3. Select the **namespace** where the collector is installed (default: `obsy-system`).
4. Optionally select a **Slack channel** — monitor alerts will be posted there.
5. Click **Create Monitors**.

Obsy creates all 11 monitors in your platform and automatically adds the `@webhook-obsy` notification handle so alerts route back to Obsy for RCA and incident creation.

***

## The 11 monitors

### Gateway health

| Monitor                           | What it detects                                     |
| --------------------------------- | --------------------------------------------------- |
| **Gateway pod health**            | Gateway pod is not running or restarting frequently |
| **High span export failure rate** | More than 5% of spans are failing to export         |
| **Export queue near capacity**    | Queue is more than 80% full (backpressure building) |
| **High memory usage**             | Gateway process memory exceeds 1.5 GB               |
| **Memory limiter refusing spans** | Memory limiter is dropping incoming spans           |

### Node collector health

| Monitor                             | What it detects                                           |
| ----------------------------------- | --------------------------------------------------------- |
| **Node collector pod health**       | One or more node collector DaemonSet pods are not running |
| **High metric export failure rate** | Node collector failing to export metrics                  |
| **High log export failure rate**    | Node collector failing to export log records              |

### Ingestion health

| Monitor                 | What it detects                                                                  |
| ----------------------- | -------------------------------------------------------------------------------- |
| **No spans received**   | Gateway has received zero spans for 30+ minutes (possible instrumentation break) |
| **No metrics received** | Node collector has received zero metrics for 30+ minutes                         |
| **No logs received**    | Node collector has received zero log records for 30+ minutes                     |

***

## Notification routing

All 11 monitors include `@webhook-obsy` as a notification handle.
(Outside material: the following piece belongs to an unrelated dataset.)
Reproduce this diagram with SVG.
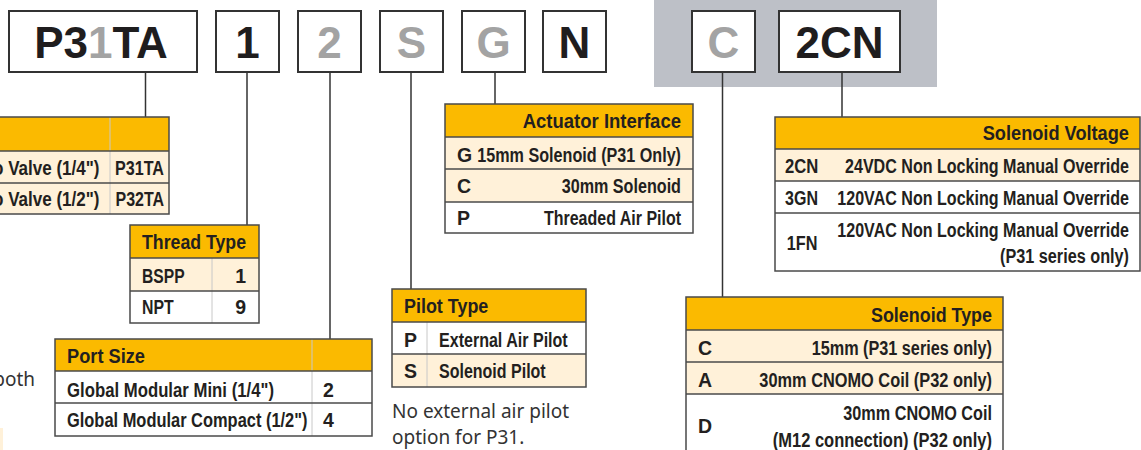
<svg xmlns="http://www.w3.org/2000/svg" width="1141" height="450" viewBox="0 0 1141 450">
<style>
.bg{fill:#fff}
.box{fill:#fff;stroke:#333;stroke-width:2}
.big{font-family:"Liberation Sans",Arial,sans-serif;font-weight:bold;font-size:44px;text-anchor:middle;fill:#1f1d1e}
.g{fill:#a3a3a3}
.hdr{fill:#fbba00}
.cream{fill:#fff1d9}
.white{fill:#fff}
.frame{fill:none;stroke:#4a4a4a;stroke-width:1.5}
.rule{stroke:#4a4a4a;stroke-width:1.5}
.col{stroke:#c8c8c8;stroke-width:1}
.th{font-family:"Liberation Sans",Arial,sans-serif;font-weight:bold;font-size:21px;fill:#231f20}
.td{font-family:"Liberation Sans",Arial,sans-serif;font-weight:bold;font-size:19.5px;fill:#231f20}
.e{text-anchor:end}
.note{font-family:"Noto Sans","Open Sans",sans-serif;font-size:19px;fill:#333}
.conn{stroke:#333;stroke-width:1.5;fill:none}
</style>
<rect class="bg" x="0" y="0" width="1141" height="450"/>
<rect x="654" y="0" width="283" height="87" fill="#bdc0c7"/>
<rect x="0" y="428" width="3" height="22" fill="#fff1d9"/>
<text class="note e" x="35" y="386">both</text>

<g id="connectors">
<line class="conn" x1="145.5" y1="72" x2="145.5" y2="117"/>
<line class="conn" x1="247" y1="72" x2="247" y2="225"/>
<line class="conn" x1="330" y1="72" x2="330" y2="339"/>
<line class="conn" x1="411" y1="72" x2="411" y2="289"/>
<line class="conn" x1="495" y1="72" x2="495" y2="104"/>
<line class="conn" x1="722.5" y1="72" x2="722.5" y2="297"/>
<line class="conn" x1="842" y1="72" x2="842" y2="117"/>
</g>

<g id="box-p31ta"><rect class="box" x="9" y="11" width="188" height="61"/><text class="big" x="101" y="58">P3<tspan class="g">1</tspan>TA</text></g>
<g id="box-1"><rect class="box" x="216" y="11" width="63" height="61"/><text class="big" x="247.5" y="58">1</text></g>
<g id="box-2"><rect class="box" x="298" y="11" width="63" height="61"/><text class="big g" x="329.5" y="58">2</text></g>
<g id="box-s"><rect class="box" x="380" y="11" width="63" height="61"/><text class="big g" x="411.5" y="58">S</text></g>
<g id="box-g"><rect class="box" x="462" y="11" width="63" height="61"/><text class="big g" x="493.5" y="58">G</text></g>
<g id="box-n"><rect class="box" x="543" y="11" width="63" height="61"/><text class="big" x="574.5" y="58">N</text></g>
<g id="box-c"><rect class="box" x="692" y="11" width="63" height="61"/><text class="big g" x="723.5" y="58">C</text></g>
<g id="box-2cn"><rect class="box" x="779" y="11" width="121" height="61"/><text class="big" x="839.5" y="58">2CN</text></g>

<g id="table-product">
<rect class="hdr" x="-10" y="117" width="179" height="34"/>
<rect class="cream" x="-10" y="151" width="179" height="63"/>
<line class="col" x1="110" y1="117" x2="110" y2="214"/>
<line class="rule" x1="-10" y1="151" x2="169" y2="151"/>
<line class="rule" x1="-10" y1="183" x2="169" y2="183"/>
<rect class="frame" x="-10" y="117" width="179" height="97"/>
<text class="td" x="-7" y="175" textLength="106.5" lengthAdjust="spacingAndGlyphs">o Valve (1/4")</text>
<text class="td" x="115" y="175" textLength="49" lengthAdjust="spacingAndGlyphs">P31TA</text>
<text class="td" x="-7" y="206" textLength="106.5" lengthAdjust="spacingAndGlyphs">o Valve (1/2")</text>
<text class="td" x="115.5" y="206" textLength="48.6" lengthAdjust="spacingAndGlyphs">P32TA</text>
</g>

<g id="table-thread">
<rect class="hdr" x="130" y="225" width="129" height="33"/>
<rect class="cream" x="130" y="258" width="129" height="33"/>
<rect class="white" x="130" y="291" width="129" height="32"/>
<line class="col" x1="212" y1="258" x2="212" y2="323"/>
<line class="rule" x1="130" y1="258" x2="259" y2="258"/>
<line class="rule" x1="130" y1="291" x2="259" y2="291"/>
<rect class="frame" x="130" y="225" width="129" height="98"/>
<text class="th" x="142" y="249" textLength="104" lengthAdjust="spacingAndGlyphs">Thread Type</text>
<text class="td" x="142" y="283" textLength="42.6" lengthAdjust="spacingAndGlyphs">BSPP</text>
<text class="td e" x="246" y="283">1</text>
<text class="td" x="142" y="314" textLength="31.7" lengthAdjust="spacingAndGlyphs">NPT</text>
<text class="td e" x="246" y="314">9</text>
</g>

<g id="table-port">
<rect class="hdr" x="55" y="339" width="317" height="32"/>
<rect class="white" x="55" y="371" width="317" height="65"/>
<line class="col" x1="312" y1="339" x2="312" y2="436"/>
<line class="rule" x1="55" y1="371" x2="372" y2="371"/>
<line class="rule" x1="55" y1="403" x2="372" y2="403"/>
<rect class="frame" x="55" y="339" width="317" height="97"/>
<text class="th" x="67" y="363" textLength="78" lengthAdjust="spacingAndGlyphs">Port Size</text>
<text class="td" x="67" y="397" textLength="207" lengthAdjust="spacingAndGlyphs">Global Modular Mini (1/4")</text>
<text class="td" x="323" y="397">2</text>
<text class="td" x="67" y="427" textLength="240.5" lengthAdjust="spacingAndGlyphs">Global Modular Compact (1/2")</text>
<text class="td" x="323" y="427">4</text>
</g>

<g id="table-actuator">
<rect class="hdr" x="445" y="104" width="248" height="33"/>
<rect class="cream" x="445" y="137" width="248" height="65"/>
<rect class="white" x="445" y="202" width="248" height="31"/>
<line class="rule" x1="445" y1="137" x2="693" y2="137"/>
<line class="rule" x1="445" y1="169" x2="693" y2="169"/>
<line class="rule" x1="445" y1="202" x2="693" y2="202"/>
<rect class="frame" x="445" y="104" width="248" height="129"/>
<text class="th" x="522.7" y="128" textLength="158.3" lengthAdjust="spacingAndGlyphs">Actuator Interface</text>
<text class="td" x="457" y="162">G</text>
<text class="td" x="477.3" y="162" textLength="203.7" lengthAdjust="spacingAndGlyphs">15mm Solenoid (P31 Only)</text>
<text class="td" x="457" y="193">C</text>
<text class="td" x="561.7" y="193" textLength="119.3" lengthAdjust="spacingAndGlyphs">30mm Solenoid</text>
<text class="td" x="457" y="225">P</text>
<text class="td" x="544" y="225" textLength="137" lengthAdjust="spacingAndGlyphs">Threaded Air Pilot</text>
</g>

<g id="table-pilot">
<rect class="hdr" x="392" y="289" width="194" height="33"/>
<rect class="white" x="392" y="322" width="194" height="32"/>
<rect class="cream" x="392" y="354" width="194" height="33"/>
<line class="col" x1="427" y1="322" x2="427" y2="387"/>
<line class="rule" x1="392" y1="322" x2="586" y2="322"/>
<line class="rule" x1="392" y1="354" x2="586" y2="354"/>
<rect class="frame" x="392" y="289" width="194" height="98"/>
<text class="th" x="404" y="313" textLength="84.3" lengthAdjust="spacingAndGlyphs">Pilot Type</text>
<text class="td" x="404" y="347">P</text>
<text class="td" x="439" y="347" textLength="128.7" lengthAdjust="spacingAndGlyphs">External Air Pilot</text>
<text class="td" x="404" y="378">S</text>
<text class="td" x="439" y="378" textLength="106.7" lengthAdjust="spacingAndGlyphs">Solenoid Pilot</text>
<text class="note" x="392" y="418">No external air pilot</text>
<text class="note" x="392" y="444">option for P31.</text>
</g>

<g id="table-voltage">
<rect class="hdr" x="775" y="117" width="365" height="32"/>
<rect class="cream" x="775" y="149" width="365" height="32"/>
<rect class="white" x="775" y="181" width="365" height="90"/>
<line class="rule" x1="775" y1="149" x2="1140" y2="149"/>
<line class="rule" x1="775" y1="181" x2="1140" y2="181"/>
<line class="rule" x1="775" y1="213" x2="1140" y2="213"/>
<rect class="frame" x="775" y="117" width="365" height="154"/>
<text class="th" x="982.7" y="140" textLength="146.3" lengthAdjust="spacingAndGlyphs">Solenoid Voltage</text>
<text class="td" x="785" y="173" textLength="33.3" lengthAdjust="spacingAndGlyphs">2CN</text>
<text class="td" x="845" y="173" textLength="284" lengthAdjust="spacingAndGlyphs">24VDC Non Locking Manual Override</text>
<text class="td" x="785" y="205" textLength="33" lengthAdjust="spacingAndGlyphs">3GN</text>
<text class="td" x="837.3" y="205" textLength="291.7" lengthAdjust="spacingAndGlyphs">120VAC Non Locking Manual Override</text>
<text class="td" x="786.7" y="250" textLength="30.7" lengthAdjust="spacingAndGlyphs">1FN</text>
<text class="td" x="837.3" y="237" textLength="291.7" lengthAdjust="spacingAndGlyphs">120VAC Non Locking Manual Override</text>
<text class="td" x="1000" y="263" textLength="129" lengthAdjust="spacingAndGlyphs">(P31 series only)</text>
</g>

<g id="table-soltype">
<rect class="hdr" x="686" y="297" width="317" height="33"/>
<rect class="cream" x="686" y="330" width="317" height="64"/>
<rect class="white" x="686" y="394" width="317" height="66"/>
<line class="rule" x1="686" y1="330" x2="1003" y2="330"/>
<line class="rule" x1="686" y1="362" x2="1003" y2="362"/>
<line class="rule" x1="686" y1="394" x2="1003" y2="394"/>
<rect class="frame" x="686" y="297" width="317" height="163"/>
<text class="th" x="871" y="322" textLength="121" lengthAdjust="spacingAndGlyphs">Solenoid Type</text>
<text class="td" x="698" y="355">C</text>
<text class="td" x="811.7" y="355" textLength="180.3" lengthAdjust="spacingAndGlyphs">15mm (P31 series only)</text>
<text class="td" x="698" y="387">A</text>
<text class="td" x="759.3" y="387" textLength="232.7" lengthAdjust="spacingAndGlyphs">30mm CNOMO Coil (P32 only)</text>
<text class="td" x="698" y="433">D</text>
<text class="td" x="843.3" y="420" textLength="148.7" lengthAdjust="spacingAndGlyphs">30mm CNOMO Coil</text>
<text class="td" x="772.7" y="447" textLength="219.3" lengthAdjust="spacingAndGlyphs">(M12 connection) (P32 only)</text>
</g>
</svg>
When any monitor triggers:

1. Datadog/Grafana sends the alert to your Obsy webhook URL
2. Obsy creates an Alert entity and runs RCA
3. If auto-create rules match, an incident is opened
4. If Slack is configured, a message is posted to your incident channel

If you added a Slack channel in the Create Monitors modal, `@slack-{channel-name}` is also added to each monitor's notification list — alerts go to both Obsy and Slack simultaneously.

***

## Recreating monitors

If you need to update the monitors (e.g. after changing the namespace or adding a new platform), click **Recreate Monitors** on the cluster card. Obsy deletes the existing monitors and creates fresh ones.

***

## Manual monitor management

You can edit individual monitors directly in Datadog or Grafana after creation — Obsy doesn't overwrite manual changes unless you click **Recreate Monitors**.